Don't you mean "more sketchy", as in we look at the S&P and think "Yay" But we are getting dubious signals from the so-called real economy that do not correlate with the signals we are getting from the stock market. Hence, "more sketchy", no?
I'd venture to say that our wage and labor problems have less to do with the economy itself and more to do with a shift in global demand and specialization. All of those manufacturing jobs are going to China (whether we like it or not, China's labor costs are probably always going to be more cost effective for business), and the US labor market is demanding more skilled labor.
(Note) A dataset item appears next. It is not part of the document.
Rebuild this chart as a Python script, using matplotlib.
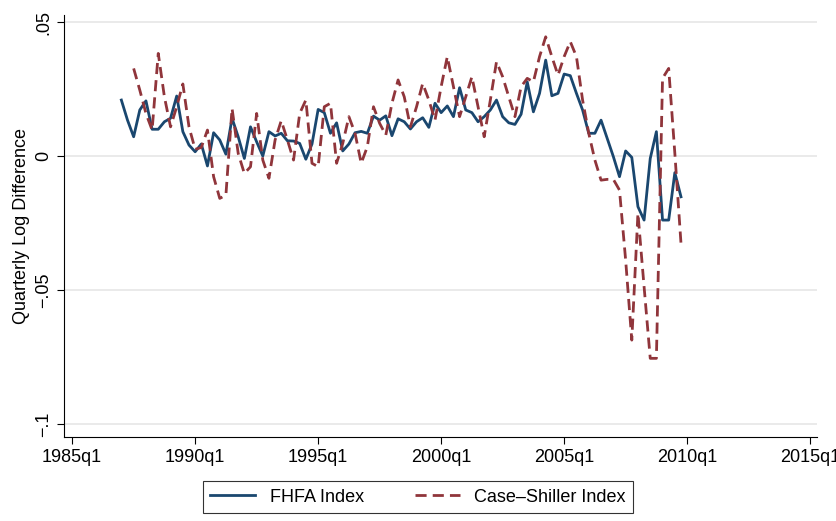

We have an enormous oversupply of unskilled labor that isn't meeting the shift in labor demand.

Instead of using politics and complex tax systems to try and gain back those manufacturing jobs, I wish our government would focus more on helping our workforce adapt to the things where our country can have a competitive advantage in the world: education, technology, engineering, etc.

A universal citizens dividend funded via direct issuance would be the least corrupt way to stimulate the economy at this point.

In the long run, we will need a debt-jubilee if we want to continue the current monetary system.

That sounds very similar to a basic income (which I whole heartedly support)
Any mention of the Fed on HN seems to come with a generous helping of heterodox complaints about QE. I'll just point out that despite throwing everything at the wall for 6+ years they are all still batting zero.
There are so many smart people on HN, such as yourself (and not being sarcastic!), with wide ranging expertise. I think we can crowd source some improvements right here.
I claim no special skill or insight into economics, I'm just tagging these posts so people don't mistakenly think that what is presented is mainstream economic theory. Based on our experience in the last decade, as a first order approximation heterdox claims about QE unsupported by evidence should be greeted skeptically.